Arturo Alvarez-Buylla, Ph.D.

My laboratory is interested in the mechanism and function of adult neurogenesis. We would like to understand neuronal birth, migration and differentiation in adult brains. In addition, we are interested in how new nerve cells are integrated and contribute to the function of adult brain circuits. On the last few years we have focused our work on the identification of the neural stem cells that function as the primary neuronal precursors in the adult brain. This led to a surprising conclusion.

We initially identified a region (SVZ) in the brain of adult mammals, close to the walls of the lateral ventricles, containing large numbers of neuronal precursors. Subsequently, we demonstrated that young neurons born in this brain region migrate a long distance through the anterior forebrain to complete their differentiation and become integrated in the olfactory bulb. This migration happens constantly and at a very high rate. Further work on this system led us to identify a novel form of neuronal translocation, called chain migration. This migration is unique in that young neurons move without the aid of radial glial or axonal guides. Instead, young neurons migrate closely associated to each other, forming long aggregates called chains. We have shown that there is a very extensive network of chains of young migrating neurons in the adult brain. Investigations into the origin of these new neurons lead us to the stem cells in the SVZ. Surprisingly, these cells correspond to astrocytes. Based on this finding we have suggested a new hypothesis that links early neuroepithelial cells, radial glia and stem cells as the stem cells of the development and adult brain. Work currently underway in the laboratory is trying to test this hypothesis. In addition we are working on the following related questions:

What is the mechanism of chain migration?
We would like to understand how neuronal precursors become organized into chains, how cells move in chains, what guides young neurons toward the olfactory bulb and where else in the adult and embryonic brain chain migration occurs.

What kinds of astrocytes can function as stem cells?
We are in search for better markers, in the embryo and in the adult, for neural stem cells. We are studying the molecular signals that regulate the proliferation and differentiation of neural stem cells.

What is the function of neurons formed in the adult brain and how do olfactory learning and olfactory discrimination affect neuronal recruitment in the olfactory bulb?
We are interested in behavioral or hormonal conditions that affect neuronal replacement in the olfactory bulb. In parallel we are developing techniques to stop neuronal production or migration to study their effects on the olfactory bulb and olfactory function.

Are neural stem cells in the postnatal brain the origin of brain tumors?
We are trying to test whether brain tumors originate from the astrocytes that function as stem cells in the adult brain.

Do human SVZ astrocytes have neural stem cells potential?
We have identified a band of stem cell astrocytes in the adult human brain. We are trying to determine the normal function of these cells.
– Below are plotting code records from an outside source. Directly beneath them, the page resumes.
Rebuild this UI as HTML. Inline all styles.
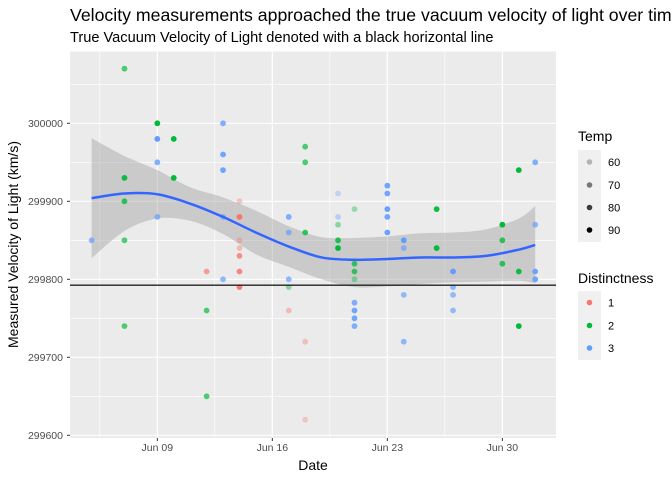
<!DOCTYPE html>
<html><head><meta charset="utf-8"><style>
body{margin:0;background:#fff;font-family:"Liberation Sans",Arial,sans-serif}
svg{display:block}
</style></head><body>
<svg id="chart" width="672" height="480" xmlns="http://www.w3.org/2000/svg">
<text x="70" y="21" font-size="17.7" fill="#000">Velocity measurements approached the true vacuum velocity of light over time</text>
<text x="70" y="42" font-size="14.6" fill="#000">True Vacuum Velocity of Light denoted with a black horizontal line</text>
<rect x="70" y="51.5" width="486" height="386.5" fill="#ebebeb"/>
<g id="grid"></g><g id="band"></g><g id="pts"></g><g id="axes"></g>
<text transform="translate(18,244.5) rotate(-90)" text-anchor="middle" font-size="14">Measured Velocity of Light (km/s)</text>
<text x="313" y="470" text-anchor="middle" font-size="14">Date</text>
<g>
<text x="578" y="141" font-size="14">Temp</text>
<rect x="578" y="150" width="23" height="92" fill="#f0f0f0"/>
<circle cx="589.5" cy="162" r="2.8" fill="#000" fill-opacity="0.25"/><text x="608" y="166" font-size="11">60</text>
<circle cx="589.5" cy="185" r="2.8" fill="#000" fill-opacity="0.5"/><text x="608" y="189" font-size="11">70</text>
<circle cx="589.5" cy="207.5" r="2.8" fill="#000" fill-opacity="0.75"/><text x="608" y="211.5" font-size="11">80</text>
<circle cx="589.5" cy="230" r="2.8" fill="#000"/><text x="608" y="234" font-size="11">90</text>
</g>
<g>
<text x="578" y="283" font-size="14">Distinctness</text>
<rect x="578" y="291" width="23" height="69" fill="#f0f0f0"/>
<circle cx="589.5" cy="302.5" r="2.8" fill="#F8766D"/><text x="608" y="306.5" font-size="11">1</text>
<circle cx="589.5" cy="325.5" r="2.8" fill="#00BA38"/><text x="608" y="329.5" font-size="11">2</text>
<circle cx="589.5" cy="348" r="2.8" fill="#619CFF"/><text x="608" y="352" font-size="11">3</text>
</g>
</svg>
<script>
// day index: 0 = Jun 5
const pointDays = [0,2,2,2,2,2,4,4,4,4,5,5,7,7,7,8,8,8,8,8,9,9,9,9,9,9,9,12,12,12,12,12,13,13,13,13,13,15,15,15,15,15,16,16,16,16,16,16,16,16,18,18,18,18,18,19,19,19,19,21,21,22,22,22,22,25,25,25,26,26,26,27,27,27,27];
const pointValues = [299850,300070,299930,299900,299850,299740,300000,299980,299950,299880,299980,299930,299810,299760,299650,300000,299960,299940,299880,299800,299900,299880,299850,299840,299830,299810,299790,299880,299860,299800,299790,299760,299970,299950,299860,299720,299620,299910,299880,299870,299850,299840,299890,299820,299810,299800,299770,299760,299750,299740,299920,299910,299890,299880,299860,299850,299840,299780,299720,299890,299840,299810,299790,299780,299760,299870,299850,299820,299940,299810,299740,299950,299870,299810,299800];
const pointDistinct = [3,2,2,2,2,2,2,3,3,3,2,2,1,2,2,3,3,3,3,3,1,1,1,1,1,1,1,3,3,3,2,1,2,2,2,1,1,3,3,2,2,2,2,2,2,2,3,3,3,3,3,3,3,3,3,3,3,3,3,2,2,3,3,3,3,2,2,2,2,2,2,3,3,3,3];
const pointTemp = [72,72,82,76,72,72,86,84,76,72,86,84,72,72,72,76,80,80,72,72,60,84,60,62,76,78,82,76,72,72,62,62,72,72,76,60,58,58,60,62,78,84,60,74,74,62,76,80,80,76,80,80,82,80,82,84,70,70,72,82,84,84,72,70,70,84,76,76,86,82,86,76,72,80,80];
const smoothDays = [0,2,4,6,8,10,12,14,16,18,20,22,24,26,27];
const smoothFit = [299904,299910,299909,299897,299880,299860,299842,299828,299825,299826,299828,299828,299830,299838,299844];
const smoothLow = [299827,299862,299878,299875,299858,299832,299816,299800,299790,299791,299794,299796,299797,299798,299795];
const smoothHigh = [299981,299958,299940,299918,299905,299888,299868,299854,299853,299855,299859,299860,299864,299878,299894];
const yTicks = [299600,299700,299800,299900,300000];
const xTickDays = [4,11,18,25];
const xTickLabels = ["Jun 09","Jun 16","Jun 23","Jun 30"];
const trueVelocity = 299792.458;

const NS="http://www.w3.org/2000/svg";
const X=d=>91.6+d*16.43;
const Y=v=>123.3+(300000-v)*0.78;
const colors={1:"#F8766D",2:"#00BA38",3:"#619CFF"};
function mk(tag,attrs,parent){const e=document.createElementNS(NS,tag);for(const k in attrs)e.setAttribute(k,attrs[k]);document.getElementById(parent).appendChild(e);return e;}
function spline(pts,start){let s=start?("M"+pts[0][0]+","+pts[0][1]):("L"+pts[0][0]+","+pts[0][1]);
for(let i=0;i<pts.length-1;i++){const p0=pts[Math.max(0,i-1)],p1=pts[i],p2=pts[i+1],p3=pts[Math.min(pts.length-1,i+2)];
s+="C"+(p1[0]+(p2[0]-p0[0])/6)+","+(p1[1]+(p2[1]-p0[1])/6)+" "+(p2[0]-(p3[0]-p1[0])/6)+","+(p2[1]-(p3[1]-p1[1])/6)+" "+p2[0]+","+p2[1];}
return s;}
// grid
for(const d of [0.5,7.5,14.5,21.5]){const l=mk("line",{x1:X(d),x2:X(d),y1:51.5,y2:438,stroke:"#fff","stroke-width":0.6},"grid");

}
for(let i=0;i<yTicks.length;i++){const v=yTicks[i]+50;if(v>300092)continue;const l=mk("line",{x1:70,x2:556,y1:Y(v),y2:Y(v),stroke:"#fff","stroke-width":0.6},"grid");

}
for(const d of xTickDays){const l=mk("line",{x1:X(d),x2:X(d),y1:51.5,y2:438,stroke:"#fff","stroke-width":1.2},"grid");

}
for(const v of yTicks){const l=mk("line",{x1:70,x2:556,y1:Y(v),y2:Y(v),stroke:"#fff","stroke-width":1.2},"grid");

}
// points
for(let i=0;i<pointDays.length;i++){
const a=Math.max(0.15,Math.min(1,(pointTemp[i]-46)/38));
const c=mk("circle",{cx:X(pointDays[i]),cy:Y(pointValues[i]),r:2.9,fill:colors[pointDistinct[i]],"fill-opacity":a},"pts");

}
// band
const hi=smoothDays.map((d,i)=>[X(d),Y(smoothHigh[i])]);
const lo=smoothDays.map((d,i)=>[X(d),Y(smoothLow[i])]).reverse();
const band=mk("path",{d:spline(hi,true)+spline(lo,false)+"Z",fill:"#999","fill-opacity":0.4},"band");


const sl=mk("path",{d:spline(smoothDays.map((d,i)=>[X(d),Y(smoothFit[i])]),true),fill:"none",stroke:"#3366FF","stroke-width":2.5,"stroke-linejoin":"round"},"pts");


// true velocity line
const tl=mk("line",{x1:70,x2:556,y1:Y(trueVelocity),y2:Y(trueVelocity),stroke:"#222","stroke-width":1.3},"pts");


// axes ticks
for(const v of yTicks){const t=mk("text",{x:63,y:Y(v)+3.5,"text-anchor":"end","font-size":"10.5",fill:"#4d4d4d"},"axes");t.textContent=v;


const k=mk("line",{x1:67,x2:70,y1:Y(v),y2:Y(v),stroke:"#333"},"axes");

}
for(let i=0;i<xTickDays.length;i++){const x=X(xTickDays[i]);const t=mk("text",{x:x,y:451,"text-anchor":"middle","font-size":"10.5",fill:"#4d4d4d"},"axes");t.textContent=xTickLabels[i];


const k=mk("line",{x1:x,x2:x,y1:438,y2:441,stroke:"#333"},"axes");

}
</script>
</body></html>
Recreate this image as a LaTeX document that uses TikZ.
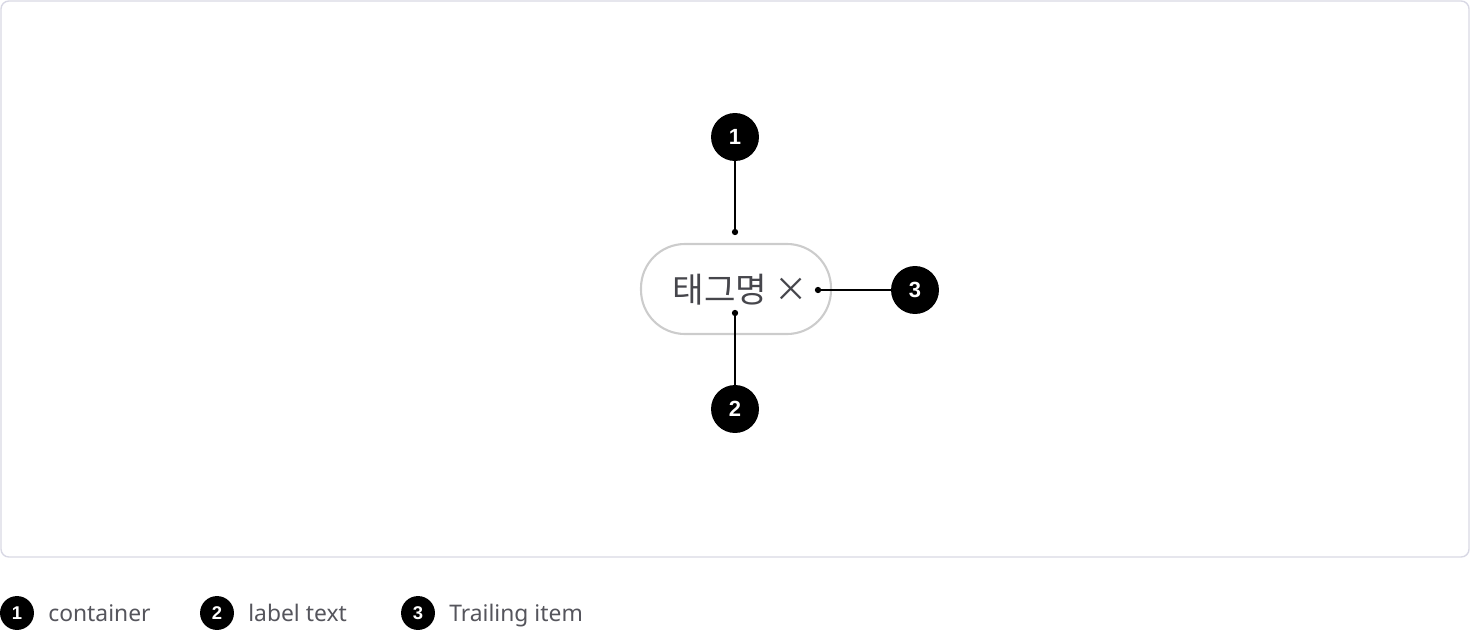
\documentclass[tikz,border=0pt]{standalone}
\usepackage{fontspec}
\setmainfont{Noto Sans}
\newfontfamily\kofont{Noto Sans CJK KR}
\newfontfamily\numfont{Liberation Sans}
\definecolor{framegray}{HTML}{D8D8E4}
\definecolor{pillgray}{HTML}{CCCCCC}
\definecolor{textgray}{HTML}{46464C}
\definecolor{legendgray}{HTML}{55555C}
\tikzset{
  badge/.style={circle,fill=black,text=white,inner sep=0pt,minimum size=27.3pt,font=\numfont\bfseries\fontsize{12.5}{12.5}\selectfont},
  smallbadge/.style={circle,fill=black,text=white,inner sep=0pt,minimum size=19.3pt,font=\numfont\bfseries\fontsize{10.5}{10.5}\selectfont},
  legendtext/.style={anchor=base west,text=legendgray,inner sep=0pt,font=\fontsize{13}{13}\selectfont},
  pin/.style={line width=0.8pt},
  pindot/.style={circle,fill=black,inner sep=0pt,minimum size=3.6pt}
}
\begin{document}
\begin{tikzpicture}[x=0.02cm,y=-0.02cm]
    \useasboundingbox (0,0) rectangle (1470,632);
    % frame
    \draw[framegray,line width=0.8pt,rounded corners=4.5pt] (1,1) rectangle (1469,557);
    % tag
    \draw[pillgray,line width=1.2pt,rounded corners=25pt] (641,244) rectangle (831,334);
    \node[text=textgray,font=\kofont\fontsize{19.5}{19.5}\selectfont] (lbl) at (720,290) {태그명};
    \node[text=textgray,font=\kofont\fontsize{19}{19}\selectfont] (close) at (791,290) {×};
    % markers
    \node[pindot] (d1) at (735,232) {};
    \node[pindot] (d2) at (735,313) {};
    \node[pindot] (d3) at (818,290) {};
    \node[badge] (b1) at (735,137) {1};
    \node[badge] (b2) at (735,409) {2};
    \node[badge] (b3) at (915,290) {3};
    \draw[pin] (b1) -- (d1.center);
    \draw[pin] (b2) -- (d2.center);
    \draw[pin] (b3) -- (d3.center);
    % legend
    \node[smallbadge] (l1) at (17,613) {1};
    \node[legendtext] (t1) at (48,621) {container};
    \node[smallbadge] (l2) at (217,613) {2};
    \node[legendtext] (t2) at (248,621) {label text};
    \node[smallbadge] (l3) at (418,613) {3};
    \node[legendtext] (t3) at (449,621) {Trailing item};
\end{tikzpicture}
\end{document}
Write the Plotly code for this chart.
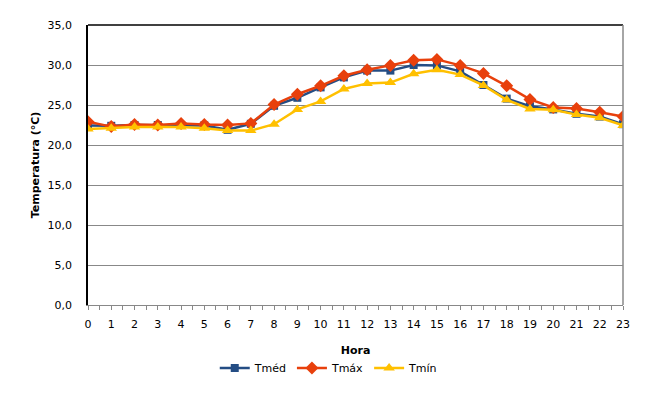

The adult brain offers unique experimental advantages to study the mechanism of neuronal production, migration and differentiation: germinal layers contain fewer cells and are simpler in organization as compared to the embryo; neuronal production is not limited to a short window of time, but occurs over long periods; cell movements are not affected by major changes in brain structure; cells can be grafted into precise locations in the germinal layers. In addition, experimental manipulation of neuronal production, migration or survival in juveniles and adults will allow us to ask questions about the contribution of specific types of neurons to behavior and brain repair.